- **Given request**
Nothing in the data should change when you return it, but leave the pictures out.

- **Given data**
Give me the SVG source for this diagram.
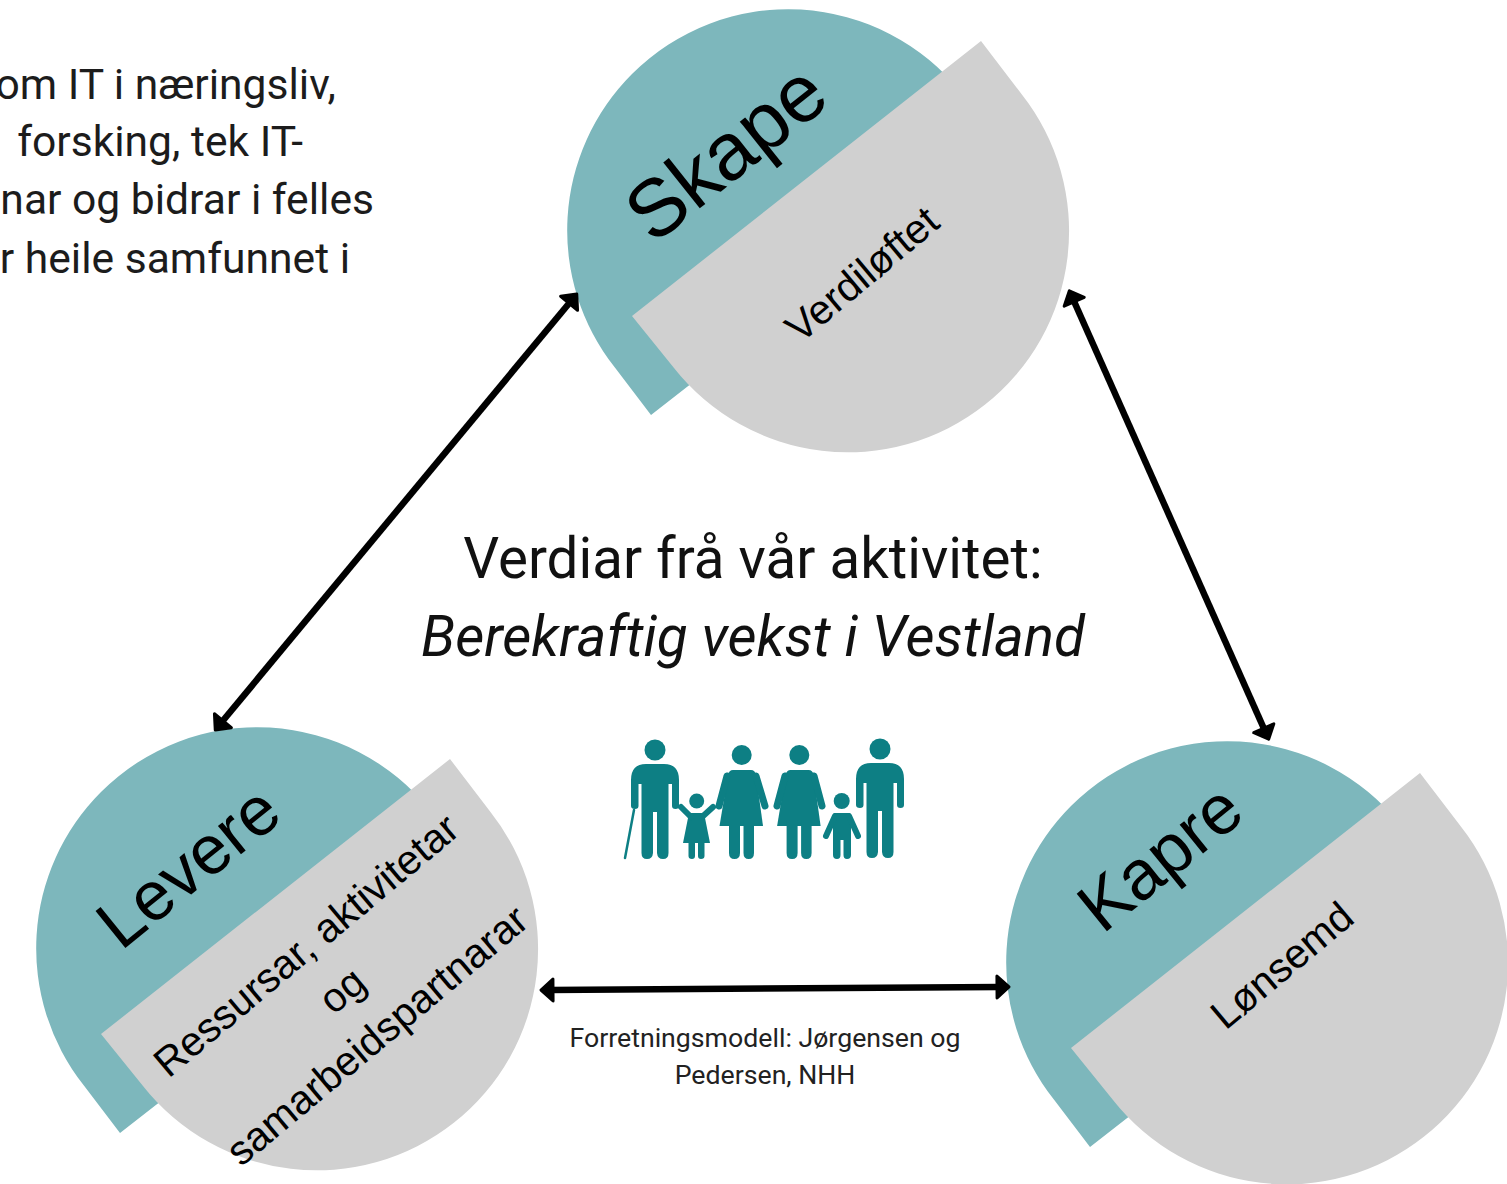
<svg xmlns="http://www.w3.org/2000/svg" xmlns:xlink="http://www.w3.org/1999/xlink" width="1507" height="1184" viewBox="0 0 1507 1184">
<style>
.bg{fill:#fff}
.teal{fill:#7db7bc}
.grey{fill:#d0d0d0}
.conn{stroke:#000;stroke-width:6.5;fill:none;marker-start:url(#head);marker-end:url(#head)}
.hd{font-family:"Liberation Sans",Arial,sans-serif;fill:#000;text-anchor:middle}
.sub{font-size:41px}
.rb{font-family:Roboto,"Liberation Sans",sans-serif;fill:#111}
.left{font-size:42.6px;text-anchor:end;fill:#1c1c1c}
.mid{font-size:56.5px;text-anchor:middle}
.cap{font-size:26.7px;text-anchor:middle;fill:#222}
.ic{fill:#0d7f84}
.ics{stroke:#0d7f84;fill:none;stroke-linecap:round}
</style>
<defs>
<marker id="head" markerUnits="userSpaceOnUse" markerWidth="44" markerHeight="44" viewBox="-22 -22 44 44" refX="0" refY="0" orient="auto-start-reverse">
<path d="M-3,-11 L9,0 L-3,11 Z" fill="#000" stroke="#000" stroke-width="3" stroke-linejoin="round"/>
</marker>
<path id="tealShape" d="M961.5,93 A221,221 0 0 0 632,74 A221,221 0 0 0 614.5,367 L651,415 L760,330 Z"/>
<path id="greyShape" d="M981,41 L632,316 L674,368 A221,221 0 1 0 1021.5,94 Z"/>
<g id="manFig"><circle cx="655" cy="750" r="10.5"/><path d="M631,780 Q631,764 646,764 H664 Q679,764 679,780 V806 Q679,809 675.5,809 Q672,809 672,806 V784 H668.5 V853 Q668.5,859 663,859 Q657.5,859 657,853 V812 H653 V853 Q652.5,859 647,859 Q641.5,859 641.5,853 V784 H638.5 V806 Q638.5,809 635,809 Q631,809 631,806 Z"/></g>
<g id="womanFig"><circle cx="741.7" cy="755" r="10"/><path d="M733,770 H751 Q755,770 756,775 L763,826 H719.5 L728,775 Q729,770 733,770 Z"/><path d="M729,820 H740 V853 Q740,859 734.5,859 Q729,859 729,853 Z M743.5,820 H754 V853 Q754,859 748.7,859 Q743.5,859 743.5,853 Z"/></g>
</defs>
<rect class="bg" width="1507" height="1184"/>

<g id="intro-text" class="rb left">
<text x="336" y="99">om IT i næringsliv,</text>
<text x="303" y="156">forsking, tek IT-</text>
<text x="374" y="214">nar og bidrar i felles</text>
<text x="350" y="273">r heile samfunnet i</text>
</g>

<g id="node-skape">
<use xlink:href="#tealShape" href="#tealShape" class="teal"/>
<use xlink:href="#greyShape" href="#greyShape" class="grey"/>
<text class="hd" font-size="81" transform="translate(743,174) rotate(-38.5)">Skape</text>
<text class="hd" font-size="41" transform="translate(871,285) rotate(-40)">Verdiløftet</text>
</g>

<g id="node-levere">
<g transform="translate(-531,718)">
<use xlink:href="#tealShape" href="#tealShape" class="teal"/>
<use xlink:href="#greyShape" href="#greyShape" class="grey"/>
</g>
<text class="hd" font-size="69" transform="translate(203,885) rotate(-39)">Levere</text>
<text class="hd sub" transform="translate(315,956) rotate(-40)">Ressursar, aktivitetar</text>
<text class="hd sub" transform="translate(351,1001) rotate(-40)">og</text>
<text class="hd sub" transform="translate(386,1046) rotate(-40)">samarbeidspartnarar</text>
</g>

<g id="node-kapre">
<g transform="translate(439,732)">
<use xlink:href="#tealShape" href="#tealShape" class="teal"/>
<use xlink:href="#greyShape" href="#greyShape" class="grey"/>
</g>
<text class="hd" font-size="70" transform="translate(1175,876) rotate(-39)">Kapre</text>
<text class="hd" font-size="41" transform="translate(1291,976) rotate(-40)">Lønsemd</text>
</g>

<g id="connectors">
<line class="conn" x1="571" y1="301" x2="221" y2="723"/>
<line class="conn" x1="1073" y1="299" x2="1265" y2="731"/>
<line class="conn" x1="550" y1="990" x2="1000" y2="987"/>
</g>

<g id="center-text" class="rb mid">
<text x="753" y="578">Verdiar frå vår aktivitet:</text>
<text x="753" y="656" font-style="italic">Berekraftig vekst i Vestland</text>
</g>

<g id="family-icon">
<g class="ic">
<use xlink:href="#manFig" href="#manFig"/>
<use xlink:href="#manFig" href="#manFig" transform="translate(225,-1)"/>
<use xlink:href="#womanFig" href="#womanFig"/>
<use xlink:href="#womanFig" href="#womanFig" transform="translate(57.6,0)"/>
<circle cx="696.7" cy="801" r="7.5"/>
<path d="M689,813 H704 L710,843 H704.5 V856 Q704.5,859 701,859 Q698,859 698,856 V843 H695 V856 Q695,859 692,859 Q688.5,859 688.5,856 V843 H683 Z"/>
<circle cx="841.7" cy="801" r="8"/>
<path d="M835,813 H848.5 Q851,813 851,816 V855 Q851,859 847,859 Q843.5,859 843.5,855 V840 H840.5 V855 Q840.5,859 837,859 Q833,859 833,855 V816 Q833,813 835,813 Z"/>
</g>
<path class="ics" stroke-width="2.5" d="M634,810 L625,858"/>
<path class="ics" stroke-width="7" d="M727,776 L719,806 M756,776 L765,806 M785,776 L777,806 M814,776 L822,806"/>
<path class="ics" stroke-width="6" d="M691,817 L681,807 M702,817 L713,807"/>
<path class="ics" stroke-width="6" d="M835,816 L826,836 M849,816 L858,836"/>
</g>

<g id="caption" class="rb cap">
<text x="765" y="1047">Forretningsmodell: Jørgensen og</text>
<text x="765" y="1084">Pedersen, NHH</text>
</g>
</svg>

- **Final answer**
Give me the SVG source for this diagram.
<svg xmlns="http://www.w3.org/2000/svg" xmlns:xlink="http://www.w3.org/1999/xlink" width="1507" height="1184" viewBox="0 0 1507 1184">
<style>
.bg{fill:#fff}
.teal{fill:#7db7bc}
.grey{fill:#d0d0d0}
.conn{stroke:#000;stroke-width:6.5;fill:none;marker-start:url(#head);marker-end:url(#head)}
.hd{font-family:"Liberation Sans",Arial,sans-serif;fill:#000;text-anchor:middle}
.sub{font-size:41px}
.rb{font-family:Roboto,"Liberation Sans",sans-serif;fill:#111}
.left{font-size:42.6px;text-anchor:end;fill:#1c1c1c}
.mid{font-size:56.5px;text-anchor:middle}
.cap{font-size:26.7px;text-anchor:middle;fill:#222}
.ic{fill:#0d7f84}
.ics{stroke:#0d7f84;fill:none;stroke-linecap:round}
</style>
<defs>
<marker id="head" markerUnits="userSpaceOnUse" markerWidth="44" markerHeight="44" viewBox="-22 -22 44 44" refX="0" refY="0" orient="auto-start-reverse">
<path d="M-3,-11 L9,0 L-3,11 Z" fill="#000" stroke="#000" stroke-width="3" stroke-linejoin="round"/>
</marker>
<path id="tealShape" d="M961.5,93 A221,221 0 0 0 632,74 A221,221 0 0 0 614.5,367 L651,415 L760,330 Z"/>
<path id="greyShape" d="M981,41 L632,316 L674,368 A221,221 0 1 0 1021.5,94 Z"/>
<g id="manFig"><circle cx="655" cy="750" r="10.5"/><path d="M631,780 Q631,764 646,764 H664 Q679,764 679,780 V806 Q679,809 675.5,809 Q672,809 672,806 V784 H668.5 V853 Q668.5,859 663,859 Q657.5,859 657,853 V812 H653 V853 Q652.5,859 647,859 Q641.5,859 641.5,853 V784 H638.5 V806 Q638.5,809 635,809 Q631,809 631,806 Z"/></g>
<g id="womanFig"><circle cx="741.7" cy="755" r="10"/><path d="M733,770 H751 Q755,770 756,775 L763,826 H719.5 L728,775 Q729,770 733,770 Z"/><path d="M729,820 H740 V853 Q740,859 734.5,859 Q729,859 729,853 Z M743.5,820 H754 V853 Q754,859 748.7,859 Q743.5,859 743.5,853 Z"/></g>
</defs>
<rect class="bg" width="1507" height="1184"/>

<g id="intro-text" class="rb left">
<text x="336" y="99">om IT i næringsliv,</text>
<text x="303" y="156">forsking, tek IT-</text>
<text x="374" y="214">nar og bidrar i felles</text>
<text x="350" y="273">r heile samfunnet i</text>
</g>

<g id="node-skape">
<use xlink:href="#tealShape" href="#tealShape" class="teal"/>
<use xlink:href="#greyShape" href="#greyShape" class="grey"/>
<text class="hd" font-size="81" transform="translate(743,174) rotate(-38.5)">Skape</text>
<text class="hd" font-size="41" transform="translate(871,285) rotate(-40)">Verdiløftet</text>
</g>

<g id="node-levere">
<g transform="translate(-531,718)">
<use xlink:href="#tealShape" href="#tealShape" class="teal"/>
<use xlink:href="#greyShape" href="#greyShape" class="grey"/>
</g>
<text class="hd" font-size="69" transform="translate(203,885) rotate(-39)">Levere</text>
<text class="hd sub" transform="translate(315,956) rotate(-40)">Ressursar, aktivitetar</text>
<text class="hd sub" transform="translate(351,1001) rotate(-40)">og</text>
<text class="hd sub" transform="translate(386,1046) rotate(-40)">samarbeidspartnarar</text>
</g>

<g id="node-kapre">
<g transform="translate(439,732)">
<use xlink:href="#tealShape" href="#tealShape" class="teal"/>
<use xlink:href="#greyShape" href="#greyShape" class="grey"/>
</g>
<text class="hd" font-size="70" transform="translate(1175,876) rotate(-39)">Kapre</text>
<text class="hd" font-size="41" transform="translate(1291,976) rotate(-40)">Lønsemd</text>
</g>

<g id="connectors">
<line class="conn" x1="571" y1="301" x2="221" y2="723"/>
<line class="conn" x1="1073" y1="299" x2="1265" y2="731"/>
<line class="conn" x1="550" y1="990" x2="1000" y2="987"/>
</g>

<g id="center-text" class="rb mid">
<text x="753" y="578">Verdiar frå vår aktivitet:</text>
<text x="753" y="656" font-style="italic">Berekraftig vekst i Vestland</text>
</g>

<g id="family-icon">
<g class="ic">
<use xlink:href="#manFig" href="#manFig"/>
<use xlink:href="#manFig" href="#manFig" transform="translate(225,-1)"/>
<use xlink:href="#womanFig" href="#womanFig"/>
<use xlink:href="#womanFig" href="#womanFig" transform="translate(57.6,0)"/>
<circle cx="696.7" cy="801" r="7.5"/>
<path d="M689,813 H704 L710,843 H704.5 V856 Q704.5,859 701,859 Q698,859 698,856 V843 H695 V856 Q695,859 692,859 Q688.5,859 688.5,856 V843 H683 Z"/>
<circle cx="841.7" cy="801" r="8"/>
<path d="M835,813 H848.5 Q851,813 851,816 V855 Q851,859 847,859 Q843.5,859 843.5,855 V840 H840.5 V855 Q840.5,859 837,859 Q833,859 833,855 V816 Q833,813 835,813 Z"/>
</g>
<path class="ics" stroke-width="2.5" d="M634,810 L625,858"/>
<path class="ics" stroke-width="7" d="M727,776 L719,806 M756,776 L765,806 M785,776 L777,806 M814,776 L822,806"/>
<path class="ics" stroke-width="6" d="M691,817 L681,807 M702,817 L713,807"/>
<path class="ics" stroke-width="6" d="M835,816 L826,836 M849,816 L858,836"/>
</g>

<g id="caption" class="rb cap">
<text x="765" y="1047">Forretningsmodell: Jørgensen og</text>
<text x="765" y="1084">Pedersen, NHH</text>
</g>
</svg>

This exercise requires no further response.